Further on, a flower garden is also divided, by function; edible flowers in one bed, cut flowers in another. A simple and foolproof system, essential for feeding the many thousands of visitors which enjoy the River Cottage hospitality every year.
In the polytunnels, we saw some of the ways the team preserves the garden’s produce well beyond the season’s end. In the propagation area, not only did a heated bench give cuttings and seedlings the warmth they needed, but the heated ambient air was also used to dry heads of garlic, as well as allium and poppy seedheads, dried for decoration.
Around the farm
After meeting some very happy heritage breed pigs, enjoying a breakfast in bed in which broad bean stalks served as both breakfast and bed, we went on to view the new no-dig area. It’s a work in progress, with plans to expand. The lush growth in the new narrow beds belied the fact that they hadn’t been watered at all this year, and the bed had only been weeded once.
The area has been so successful that there are plans to convert more of the grass areas to narrow no-dig beds. This is easily achieved by laying cardboard over the grass, piling 4-6 inches (10-15cm) of compost on top, and planting. Plant roots will find their way through cardboard, which will decompose under the soil.
We went on to view a further polytunnel, packed with a wide variety of luscious-looking tomatoes. In an effort to reduce River Cottage’s use of plastic, the tomatoes were mulched with an experimental layer of cardboard. In July, this was breaking down quite significantly, but as the tomatoes were well established, this wasn’t too much of an issue. For the next crop, new compost will simply be added on top, allowing the compost to decompose below the surface.
In the final polytunnel, aubergines, chillis and thyme basked in the heat. As in the kitchen garden, polytunnel crops are also rotated annually to allow the soil to recover.
The River Cottage kitchen
We then gratefully retreated from the overwhelming July heat back to the cool of the River Cottage barn, where we were lucky enough to have a cookery demo from cheery chef Richard on an airy deck overlooking the valley.

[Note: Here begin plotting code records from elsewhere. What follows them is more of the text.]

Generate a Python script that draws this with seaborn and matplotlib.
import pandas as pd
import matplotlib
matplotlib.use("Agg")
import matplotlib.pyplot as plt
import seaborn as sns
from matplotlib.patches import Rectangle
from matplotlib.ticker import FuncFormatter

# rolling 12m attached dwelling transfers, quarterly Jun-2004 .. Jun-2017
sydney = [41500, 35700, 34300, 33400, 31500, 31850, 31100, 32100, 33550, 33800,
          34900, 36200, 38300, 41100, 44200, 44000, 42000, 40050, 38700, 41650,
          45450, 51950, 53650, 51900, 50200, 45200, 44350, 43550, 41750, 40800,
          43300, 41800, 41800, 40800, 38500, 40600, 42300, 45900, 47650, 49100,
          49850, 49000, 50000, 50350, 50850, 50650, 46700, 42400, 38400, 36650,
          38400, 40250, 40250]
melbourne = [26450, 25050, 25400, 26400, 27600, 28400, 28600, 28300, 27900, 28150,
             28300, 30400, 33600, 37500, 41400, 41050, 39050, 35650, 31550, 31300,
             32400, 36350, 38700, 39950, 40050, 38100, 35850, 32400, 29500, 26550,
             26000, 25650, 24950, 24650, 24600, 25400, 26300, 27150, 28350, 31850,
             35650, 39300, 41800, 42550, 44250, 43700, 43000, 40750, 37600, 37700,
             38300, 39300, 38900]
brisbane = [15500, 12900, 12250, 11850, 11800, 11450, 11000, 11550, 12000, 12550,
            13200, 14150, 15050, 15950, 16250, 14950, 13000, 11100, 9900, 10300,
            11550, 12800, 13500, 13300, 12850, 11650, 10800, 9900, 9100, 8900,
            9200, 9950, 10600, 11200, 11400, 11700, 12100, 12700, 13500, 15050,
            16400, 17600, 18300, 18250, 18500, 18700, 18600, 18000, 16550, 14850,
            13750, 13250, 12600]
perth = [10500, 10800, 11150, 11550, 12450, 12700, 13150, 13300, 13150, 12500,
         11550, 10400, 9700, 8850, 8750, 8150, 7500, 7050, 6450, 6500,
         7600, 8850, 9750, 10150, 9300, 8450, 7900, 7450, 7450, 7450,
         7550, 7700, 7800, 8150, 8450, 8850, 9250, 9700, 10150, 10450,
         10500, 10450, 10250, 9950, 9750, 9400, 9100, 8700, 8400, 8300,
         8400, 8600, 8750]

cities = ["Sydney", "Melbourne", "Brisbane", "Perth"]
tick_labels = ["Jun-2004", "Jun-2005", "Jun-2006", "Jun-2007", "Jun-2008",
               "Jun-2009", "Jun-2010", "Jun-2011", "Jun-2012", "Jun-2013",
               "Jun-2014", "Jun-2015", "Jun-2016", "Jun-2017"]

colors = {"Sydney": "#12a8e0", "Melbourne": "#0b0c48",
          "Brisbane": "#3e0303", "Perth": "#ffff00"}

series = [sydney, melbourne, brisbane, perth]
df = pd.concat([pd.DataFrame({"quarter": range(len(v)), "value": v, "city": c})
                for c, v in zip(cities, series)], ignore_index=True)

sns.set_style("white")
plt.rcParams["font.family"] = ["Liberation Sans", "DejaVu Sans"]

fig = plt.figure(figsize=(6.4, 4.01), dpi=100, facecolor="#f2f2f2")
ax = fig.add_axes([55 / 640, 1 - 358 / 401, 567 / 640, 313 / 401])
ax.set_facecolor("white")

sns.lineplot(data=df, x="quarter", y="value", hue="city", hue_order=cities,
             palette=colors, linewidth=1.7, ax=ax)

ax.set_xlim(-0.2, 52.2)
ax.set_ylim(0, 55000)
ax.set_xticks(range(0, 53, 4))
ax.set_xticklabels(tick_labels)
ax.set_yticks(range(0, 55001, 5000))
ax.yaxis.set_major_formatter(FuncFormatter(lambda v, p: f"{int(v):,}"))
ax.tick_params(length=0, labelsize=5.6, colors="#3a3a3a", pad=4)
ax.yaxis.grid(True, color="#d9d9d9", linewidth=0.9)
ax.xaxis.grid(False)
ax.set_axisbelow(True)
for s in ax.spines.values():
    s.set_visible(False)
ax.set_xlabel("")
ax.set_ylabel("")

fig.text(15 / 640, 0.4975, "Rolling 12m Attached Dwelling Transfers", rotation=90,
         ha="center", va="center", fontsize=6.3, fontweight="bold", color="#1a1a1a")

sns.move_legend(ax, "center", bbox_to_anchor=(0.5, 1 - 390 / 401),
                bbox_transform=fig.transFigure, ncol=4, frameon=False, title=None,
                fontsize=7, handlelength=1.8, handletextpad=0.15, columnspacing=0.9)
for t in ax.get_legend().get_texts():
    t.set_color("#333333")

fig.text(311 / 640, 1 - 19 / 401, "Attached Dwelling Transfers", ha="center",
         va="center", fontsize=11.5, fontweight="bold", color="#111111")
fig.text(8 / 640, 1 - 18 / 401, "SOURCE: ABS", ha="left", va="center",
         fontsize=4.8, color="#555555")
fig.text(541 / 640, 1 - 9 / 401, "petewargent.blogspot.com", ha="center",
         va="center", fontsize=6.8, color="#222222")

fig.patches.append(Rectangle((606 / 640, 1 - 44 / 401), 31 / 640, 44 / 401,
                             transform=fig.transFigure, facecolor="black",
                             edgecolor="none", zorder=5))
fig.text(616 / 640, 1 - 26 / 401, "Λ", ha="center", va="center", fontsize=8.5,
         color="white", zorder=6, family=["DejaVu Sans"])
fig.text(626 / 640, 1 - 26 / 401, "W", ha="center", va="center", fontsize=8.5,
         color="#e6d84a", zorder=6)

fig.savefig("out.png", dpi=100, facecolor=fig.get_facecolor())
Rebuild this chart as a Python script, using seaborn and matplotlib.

Richard explained that River Cottage sources a majority of produce either from the farm itself, or the two neighbouring farms, thinking in terms of ‘food feet’ rather than ‘food miles’. The kohlrabi Richard used were the ones we’d seen in the kitchen garden an hour before; the poached eggs we’d enjoyed on our arrival were collected from the chicken run 10 minutes before we arrived. Food really doesn’t get any fresher, and this was reflected in the delicious flavours.
Our tutor then showed us how to make ‘Bread and Butter Pickles’; so delicious, sweet and cooling, without any acidity or burn. They’re so named because they were a staple during the Great Depression; in the absence of bread, people used two layers of pickles to make a sandwich out of whatever was to hand – or even just ate them on their own. We used cucumbers, but they’d be a fabulous way to make the most of the summer courgette glut.
River Cottage Bread and Butter Pickles
3 small cucumbers
500ml cider vinegar
500ml water
Sugar 200-250g (according to taste)
1 heaped dessertspoon turmeric
1 heaped dessertspoon celery seeds
1 heaped dessertspoon mustard seeds (or Dijon mustard)
Few sprigs thyme
1 large onion
2 cloves garlic, crushed
Generous sprinkle of sea salt
- Chop the cucumbers on the diagonal, add to cider vinegar, water and sugar in a pan.
- Add the turmeric, celery seeds, mustard and thyme. Bring to the boil, then simmer over a low heat.
- While this is heating, finely slice the onion. Crush the garlic cloves under the flat blade of a knife, remove skins.
- Remove the mixture from the heat. Add the onion, garlic and salt.
- Pour into a sterilised jar, and when it’s cool, store it in the fridge. The pickles will be ready to eat in a week to ten days.
Delicious!
o0o
With thanks to the Garden Media Guild from arranging this inspiring trip, and of course many thanks too to the wonderful team at River Cottage, who looked after us so well and made our visit so very enjoyable.